Justice Swatanter Kumar of India’s National Green Tribunal spoke of the challenge of putting a stop to ‘illegal and unscientific’ mining while protecting people’s livelihoods, while Justice Brian Preston of the New South Wales Land and Environment Court discussed how court judgments can ‘add value’ to government decision-making.
Symposium participants were in broad agreement that climate change is increasingly an issue for the courts to deal with and cannot be left solely to intergovernmental negotiation or executive action. Participants debated the exact function of the courts and strategies for building the capacity of judicial systems regarding climate change. It was noted that the global scale of the climate problem should not discourage courts from dealing with its significant local implications. Candid exchanges on practice reform and innovative and novel institutional approaches were enriched by the diversity of positions and jurisdictions represented by those in the room.
The ‘Adjudicating the Future’ symposium did much to strengthen a network of lawyers who share in the work of crafting legal responses to climate change. The constructive discussions attested to the complementary nature of the distinct roles of judges, practitioners and legal academics in addressing both the practical and normative challenges of climate change.
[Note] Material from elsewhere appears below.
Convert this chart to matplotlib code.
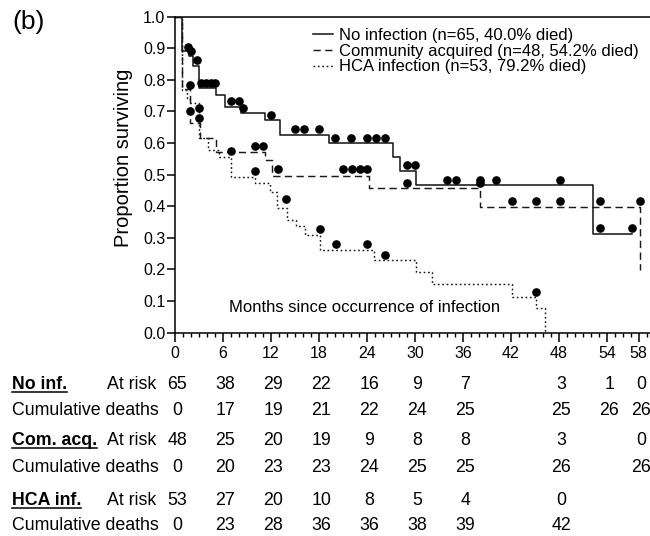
import matplotlib
matplotlib.use("Agg")
import matplotlib.pyplot as plt
from matplotlib import font_manager, transforms
from matplotlib.lines import Line2D
from matplotlib.ticker import FixedLocator, MultipleLocator, FormatStrFormatter

# ---------------- data ----------------
# Kaplan-Meier steps (time in months, survival after the step)
t_no = [0, 0.9, 1.8, 2.2, 3.0, 5.1, 6.2, 8.2, 11.2, 13.1, 19.2, 27.2, 28.1, 30.1, 52.3, 57.2]
s_no = [1.0, 0.89, 0.875, 0.845, 0.773, 0.753, 0.715, 0.694, 0.673, 0.627, 0.600, 0.555, 0.513, 0.466, 0.311, 0.311]

t_ca = [0, 0.9, 1.9, 3.1, 5.1, 11.25, 12.1, 24.2, 38.1, 58.2]
s_ca = [1.0, 0.771, 0.663, 0.617, 0.573, 0.547, 0.497, 0.457, 0.399, 0.198]

t_hca = [0, 0.9, 1.5, 1.9, 3.0, 4.1, 5.5, 7.0, 10.0, 11.9, 12.7, 14.0, 15.1, 16.2, 18.1, 24.9, 30.1, 32.2, 42.2, 45.1, 46.25]
s_hca = [1.0, 0.768, 0.743, 0.727, 0.615, 0.578, 0.557, 0.494, 0.473, 0.446, 0.394, 0.356, 0.338, 0.310, 0.262, 0.230, 0.191, 0.154, 0.114, 0.077, 0.0]

# censored observations
cx_no = [1.6, 2.0, 2.7, 3.3, 3.9, 4.5, 5.0, 7.0, 8.0, 8.5, 12.0, 15.0, 16.1, 18.0, 20.0, 22.0, 24.0, 25.1,
         26.2, 29.0, 30.0, 34.0, 35.1, 38.1, 40.1, 48.2, 53.2, 57.2]
cy_no = [0.905, 0.89, 0.863, 0.79, 0.79, 0.79, 0.79, 0.734, 0.734, 0.71, 0.689, 0.645, 0.645, 0.645, 0.617,
         0.617, 0.617, 0.617, 0.617, 0.531, 0.531, 0.483, 0.483, 0.483, 0.483, 0.483, 0.33, 0.33]
cx_ca = [1.9, 3.0, 10.0, 11.0, 12.9, 21.0, 22.1, 23.1, 24.0, 29.0, 38.1, 42.1, 45.1, 48.2, 53.2, 58.2]
cy_ca = [0.784, 0.68, 0.592, 0.592, 0.517, 0.518, 0.518, 0.518, 0.518, 0.473, 0.473, 0.418, 0.418, 0.418,
         0.418, 0.418]
cx_hca = [1.9, 3.0, 7.0, 10.0, 13.9, 18.1, 20.1, 24.0, 26.2, 45.1]
cy_hca = [0.70, 0.71, 0.575, 0.512, 0.422, 0.328, 0.28, 0.28, 0.246, 0.13]

labels = ["No infection (n=65, 40.0% died)",
          "Community acquired (n=48, 54.2% died)",
          "HCA infection (n=53, 79.2% died)"]

x_ticks = [0, 6, 12, 18, 24, 30, 36, 42, 48, 54, 58]

# numbers at risk / cumulative deaths table
m_no = [0, 6, 12, 18, 24, 30, 36, 48, 54, 58]
risk_no = [65, 38, 29, 22, 16, 9, 7, 3, 1, 0]
death_no = [0, 17, 19, 21, 22, 24, 25, 25, 26, 26]
m_ca = [0, 6, 12, 18, 24, 30, 36, 48, 58]
risk_ca = [48, 25, 20, 19, 9, 8, 8, 3, 0]
death_ca = [0, 20, 23, 23, 24, 25, 25, 26, 26]
m_hca = [0, 6, 12, 18, 24, 30, 36, 48]
risk_hca = [53, 27, 20, 10, 8, 5, 4, 0]
death_hca = [0, 23, 28, 36, 36, 38, 39, 42]
group_names = ["No inf.", "Com. acq.", "HCA inf."]

# ---------------- fonts ----------------
names = {f.name for f in font_manager.fontManager.ttflist}
MAIN = "Liberation Sans" if "Liberation Sans" in names else "DejaVu Sans"
if "Liberation Sans Narrow" in names:
    TAB_FONT, TAB_SIZE = "Liberation Sans Narrow", 15
else:
    TAB_FONT, TAB_SIZE = MAIN, 12.8
plt.rcParams["font.family"] = [MAIN, "DejaVu Sans"]

W, H = 650, 536
fig = plt.figure(figsize=(W / 100, H / 100), dpi=100)
ax = fig.add_axes([175 / W, 1 - 332.7 / H, 475 / W, 316 / H])

ink = "#1a1a1a"
l1, = ax.step(t_no, s_no, where="post", color=ink, lw=1.15, ls="-", label=labels[0])
l2, = ax.step(t_ca, s_ca, where="post", color=ink, lw=1.05, ls=(0, (5, 3)), label=labels[1])
l3, = ax.step(t_hca, s_hca, where="post", color=ink, lw=1.05, ls=(0, (1.2, 1.8)), label=labels[2])
for cx, cy in [(cx_no, cy_no), (cx_ca, cy_ca), (cx_hca, cy_hca)]:
    ax.plot(cx, cy, "o", ms=5.2, color="black", ls="none", clip_on=False)

ax.set_xlim(0, 59.4)
ax.set_ylim(0, 1.0)
ax.spines["right"].set_visible(False)
for s in ["left", "bottom", "top"]:
    ax.spines[s].set_linewidth(1.1)
ax.xaxis.set_major_locator(FixedLocator(x_ticks))
ax.xaxis.set_minor_locator(MultipleLocator(1))
ax.yaxis.set_major_locator(MultipleLocator(0.1))
ax.yaxis.set_major_formatter(FormatStrFormatter("%.1f"))
ax.tick_params(axis="x", which="major", length=6.5, width=1.1, pad=3, labelsize=11.5)
ax.tick_params(axis="x", which="minor", length=3, width=1.0)
ax.tick_params(axis="y", which="major", length=6, width=1.1, pad=1, labelsize=11.5)
ax.set_ylabel("Proportion surviving", fontsize=14.5)
ax.yaxis.set_label_coords(-0.108, 0.553)
ax.yaxis.label.set_va("center")

ax.text(0.4, 0.081, "Months since occurrence of infection", transform=ax.transAxes,
        ha="center", va="center", fontsize=12)

ax.legend(handles=[l1, l2, l3], loc="upper left", bbox_to_anchor=(0.29, 0.965), frameon=False,
          borderpad=0, borderaxespad=0, handlelength=1.2, handletextpad=0.35,
          labelspacing=0.05, fontsize=12)

fig.text(12 / W, 1 - 22 / H, "(b)", fontsize=19, va="center", ha="left")

# ---------------- table ----------------
trans = transforms.blended_transform_factory(ax.transData, fig.transFigure)
def fy(px):
    return 1 - px / H

groups = [(m_no, risk_no, death_no), (m_ca, risk_ca, death_ca), (m_hca, risk_hca, death_hca)]
base_risk = [389, 445, 505]
base_death = [415, 472, 530]
headers = []
for g, (ms, risk, death) in enumerate(groups):
    yb1, yb2 = fy(base_risk[g]), fy(base_death[g])
    h = fig.text(12 / W, yb1, group_names[g], family=TAB_FONT, fontsize=TAB_SIZE,
                 weight="bold", ha="left", va="baseline")
    headers.append(h)
    fig.text(156 / W, yb1, "At risk", family=TAB_FONT, fontsize=TAB_SIZE, ha="right", va="baseline")
    fig.text(12 / W, yb2, "Cumulative deaths", family=TAB_FONT, fontsize=TAB_SIZE, ha="left", va="baseline")
    for m, r, d in zip(ms, risk, death):
        fig.text(m + 0.3, yb1, str(r), transform=trans, family=TAB_FONT, fontsize=TAB_SIZE,
                 ha="center", va="baseline")
        fig.text(m + 0.3, yb2, str(d), transform=trans, family=TAB_FONT, fontsize=TAB_SIZE,
                 ha="center", va="baseline")

fig.canvas.draw()
r = fig.canvas.get_renderer()
for g, h in enumerate(headers):
    bb = h.get_window_extent(r)
    yline = fy(base_risk[g] + 3)
    fig.add_artist(Line2D([bb.x0 / W, bb.x1 / W], [yline, yline], color="black", lw=1.1,
                          transform=fig.transFigure))

fig.savefig("out.png", dpi=100)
This event clearly demonstrated the pragmatic benefits of a direct discussion on what can be identified as ‘climate adjudication’ among different actors of the legal world. As the demands of climate mitigation and adaptation grow ever more urgent, there will be significant opportunities for lawyers to contribute to climate solutions.
The ‘Adjudicating the Future: Climate Change and the Rule of Law’ symposium hosted by King’s College London (17-19 September) was an event jointly organised by a number of organisations and designed for open and critical academic debate. The debate centred on how courts are adjudicating, and can adjudicate, on climate change-related problems that are increasingly appearing before courts. Parts of the symposium were open to the public, talks were publicised and some streamed live, and related documents have been published online.
The event remit was not to endorse particular solutions, legislative or otherwise, but in recognition of the increasing amount of climate change-related cases being brought before courts worldwide in different areas of law and legal practice.